The ECGD also loaned £35m to Zimbabwe to buy five Hawk fighter jets from BAE between 1989 and 1992. Zimbabwe, which was already heavily indebted at the time of the loans, spent £49m repaying the cost of the Hawks, according to a response to a freedom of information request from the Jubilee Debt Campaign. Mugabe’s government deployed the jets in the 1998-2002 war in the Democratic Republic of Congo, Africa’s most deadly conflict in modern history, which led to 5.4m deaths.
BP has used ECGD support for a 1,760km joint venture oil pipeline through the Caucasus, the construction which has allegedly led to a catalogue of human rights abuses, but it also declined to send a representative to the inquiry. The company said it has submitted written evidence, but Nandy said she was disappointed that recipients of funding had declined to send representatives.
“This is the first of its kind, looking not just through the lens of economic growth or sustainability, but how the two can be successfully combined. In the wake of the financial crisis there is a widely recognised responsibility on business to help develop sustainable growth and uphold high ethical standards. This inquiry is an opportunity to do so,” she said.
It was revealed at the inquiry that the ECGD’s independent advisory body, the Export Guarantees Advisory Council, has never advised the business secretary Vince Cable, who is ultimately responsible for the loans, to withdraw support from a project. The chair of the EGAC, Andrew Wiseman, a partner at the law firm Stephenson Harwood, also disclosed that the oversight body meets Cable only once a year.

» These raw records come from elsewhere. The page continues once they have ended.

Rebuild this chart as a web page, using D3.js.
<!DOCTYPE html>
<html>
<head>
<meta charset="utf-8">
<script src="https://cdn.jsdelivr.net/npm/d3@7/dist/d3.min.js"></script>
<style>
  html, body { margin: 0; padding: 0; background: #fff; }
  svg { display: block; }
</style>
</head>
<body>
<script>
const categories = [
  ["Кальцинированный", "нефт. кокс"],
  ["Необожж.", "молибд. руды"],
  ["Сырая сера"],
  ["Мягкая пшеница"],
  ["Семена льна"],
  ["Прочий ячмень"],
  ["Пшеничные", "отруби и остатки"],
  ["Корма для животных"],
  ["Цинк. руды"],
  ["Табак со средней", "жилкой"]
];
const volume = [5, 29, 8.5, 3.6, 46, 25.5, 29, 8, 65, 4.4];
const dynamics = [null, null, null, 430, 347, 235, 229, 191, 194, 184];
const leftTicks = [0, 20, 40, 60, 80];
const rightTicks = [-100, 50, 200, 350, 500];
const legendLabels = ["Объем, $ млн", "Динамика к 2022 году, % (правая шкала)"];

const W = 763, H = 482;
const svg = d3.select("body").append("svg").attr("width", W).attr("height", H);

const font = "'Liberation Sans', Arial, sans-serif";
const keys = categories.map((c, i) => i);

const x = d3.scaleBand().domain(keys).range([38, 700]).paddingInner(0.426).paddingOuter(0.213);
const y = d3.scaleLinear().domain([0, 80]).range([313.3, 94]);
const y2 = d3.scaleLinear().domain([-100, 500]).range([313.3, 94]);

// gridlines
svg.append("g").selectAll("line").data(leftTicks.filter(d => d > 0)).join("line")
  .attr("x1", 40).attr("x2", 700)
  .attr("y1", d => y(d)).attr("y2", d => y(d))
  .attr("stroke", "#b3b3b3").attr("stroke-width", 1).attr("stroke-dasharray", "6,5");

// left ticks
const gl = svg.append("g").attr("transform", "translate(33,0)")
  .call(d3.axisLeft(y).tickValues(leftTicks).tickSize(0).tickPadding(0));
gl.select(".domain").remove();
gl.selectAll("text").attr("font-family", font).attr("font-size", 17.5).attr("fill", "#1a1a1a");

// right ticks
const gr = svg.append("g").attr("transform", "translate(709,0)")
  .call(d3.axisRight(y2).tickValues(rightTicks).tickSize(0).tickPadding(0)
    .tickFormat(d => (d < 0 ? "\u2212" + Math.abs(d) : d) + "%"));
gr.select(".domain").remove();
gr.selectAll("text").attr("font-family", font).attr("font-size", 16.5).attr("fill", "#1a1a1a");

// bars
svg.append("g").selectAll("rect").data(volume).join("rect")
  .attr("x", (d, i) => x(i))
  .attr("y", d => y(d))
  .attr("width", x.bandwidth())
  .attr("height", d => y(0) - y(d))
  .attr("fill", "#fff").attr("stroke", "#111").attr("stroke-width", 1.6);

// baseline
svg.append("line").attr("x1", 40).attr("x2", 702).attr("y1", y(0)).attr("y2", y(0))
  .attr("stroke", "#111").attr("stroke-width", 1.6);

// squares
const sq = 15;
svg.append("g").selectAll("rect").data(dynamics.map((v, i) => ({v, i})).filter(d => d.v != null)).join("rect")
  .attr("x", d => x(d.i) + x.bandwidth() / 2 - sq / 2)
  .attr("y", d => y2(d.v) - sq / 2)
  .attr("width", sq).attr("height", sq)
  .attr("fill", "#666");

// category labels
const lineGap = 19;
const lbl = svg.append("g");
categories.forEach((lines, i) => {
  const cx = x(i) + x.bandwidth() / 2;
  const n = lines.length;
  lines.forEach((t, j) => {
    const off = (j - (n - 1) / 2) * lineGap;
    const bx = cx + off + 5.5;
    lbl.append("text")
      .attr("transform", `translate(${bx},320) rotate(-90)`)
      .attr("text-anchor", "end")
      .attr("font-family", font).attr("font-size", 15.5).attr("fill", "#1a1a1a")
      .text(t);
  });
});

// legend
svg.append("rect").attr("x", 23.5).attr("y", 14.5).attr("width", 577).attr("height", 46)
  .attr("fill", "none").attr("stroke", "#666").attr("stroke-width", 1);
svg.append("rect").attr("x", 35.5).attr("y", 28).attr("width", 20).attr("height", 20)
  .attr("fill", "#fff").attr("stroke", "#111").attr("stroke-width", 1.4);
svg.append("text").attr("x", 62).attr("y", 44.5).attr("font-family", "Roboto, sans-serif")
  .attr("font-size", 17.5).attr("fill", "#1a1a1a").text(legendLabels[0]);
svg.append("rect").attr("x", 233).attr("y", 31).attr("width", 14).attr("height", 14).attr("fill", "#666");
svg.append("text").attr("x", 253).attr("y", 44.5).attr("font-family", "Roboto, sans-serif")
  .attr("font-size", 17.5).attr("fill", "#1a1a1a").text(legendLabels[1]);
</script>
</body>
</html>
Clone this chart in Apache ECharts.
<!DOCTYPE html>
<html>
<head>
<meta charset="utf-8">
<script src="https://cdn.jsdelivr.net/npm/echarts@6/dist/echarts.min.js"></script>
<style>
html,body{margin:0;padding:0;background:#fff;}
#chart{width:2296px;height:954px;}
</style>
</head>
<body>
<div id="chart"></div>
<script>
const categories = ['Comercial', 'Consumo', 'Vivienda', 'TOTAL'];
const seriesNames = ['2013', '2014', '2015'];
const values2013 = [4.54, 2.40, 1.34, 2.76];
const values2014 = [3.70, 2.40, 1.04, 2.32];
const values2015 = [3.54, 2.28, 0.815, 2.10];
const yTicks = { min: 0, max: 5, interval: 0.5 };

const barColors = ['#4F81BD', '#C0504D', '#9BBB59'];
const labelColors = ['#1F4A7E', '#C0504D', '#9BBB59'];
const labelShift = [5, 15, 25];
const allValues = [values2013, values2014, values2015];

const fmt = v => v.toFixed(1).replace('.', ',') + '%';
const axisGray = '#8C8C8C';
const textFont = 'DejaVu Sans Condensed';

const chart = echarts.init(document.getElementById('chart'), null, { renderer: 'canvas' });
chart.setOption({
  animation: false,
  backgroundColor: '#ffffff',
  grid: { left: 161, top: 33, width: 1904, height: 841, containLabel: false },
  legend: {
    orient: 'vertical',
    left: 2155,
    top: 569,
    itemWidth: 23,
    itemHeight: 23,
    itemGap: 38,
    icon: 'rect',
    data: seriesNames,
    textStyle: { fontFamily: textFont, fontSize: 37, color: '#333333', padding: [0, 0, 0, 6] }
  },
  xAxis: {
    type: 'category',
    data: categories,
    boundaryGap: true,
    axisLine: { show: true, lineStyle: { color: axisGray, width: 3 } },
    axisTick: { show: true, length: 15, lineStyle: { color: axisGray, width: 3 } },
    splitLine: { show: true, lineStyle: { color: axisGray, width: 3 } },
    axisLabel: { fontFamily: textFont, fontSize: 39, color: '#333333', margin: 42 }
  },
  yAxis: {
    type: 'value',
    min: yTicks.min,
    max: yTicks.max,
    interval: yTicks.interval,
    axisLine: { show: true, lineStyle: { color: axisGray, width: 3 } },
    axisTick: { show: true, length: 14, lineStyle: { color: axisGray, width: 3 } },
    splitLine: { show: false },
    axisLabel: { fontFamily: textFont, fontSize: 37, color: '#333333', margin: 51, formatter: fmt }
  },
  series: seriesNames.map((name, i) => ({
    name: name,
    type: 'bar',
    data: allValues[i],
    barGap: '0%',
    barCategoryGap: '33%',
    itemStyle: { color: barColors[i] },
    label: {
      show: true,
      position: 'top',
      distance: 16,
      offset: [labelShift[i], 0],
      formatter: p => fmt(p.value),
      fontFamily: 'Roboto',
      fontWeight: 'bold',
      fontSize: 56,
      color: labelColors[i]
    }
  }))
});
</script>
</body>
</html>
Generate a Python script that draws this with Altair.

Nick Dearden, the director of Jubilee Debt Campaign, said: “There’s a huge amount of evidence which shows that neither UKEF nor its advisory council are able to hold the companies they support to human rights or environmental obligations.
“What standards do exist are applied to less than half of UKEF’s current portfolio, are discretionary in any case and give no formal mechanism for complaint or evaluation. Most worrying of all, those affected by UKEF-supported projects have no right to redress.
“In recent years companies with allegations of corruption against them have been given support, while campaigners have had to use separate channels to hold companies to account for failing their human rights obligations. The case for binding, mandatory rules has clearly been made. Parliament needs to act.”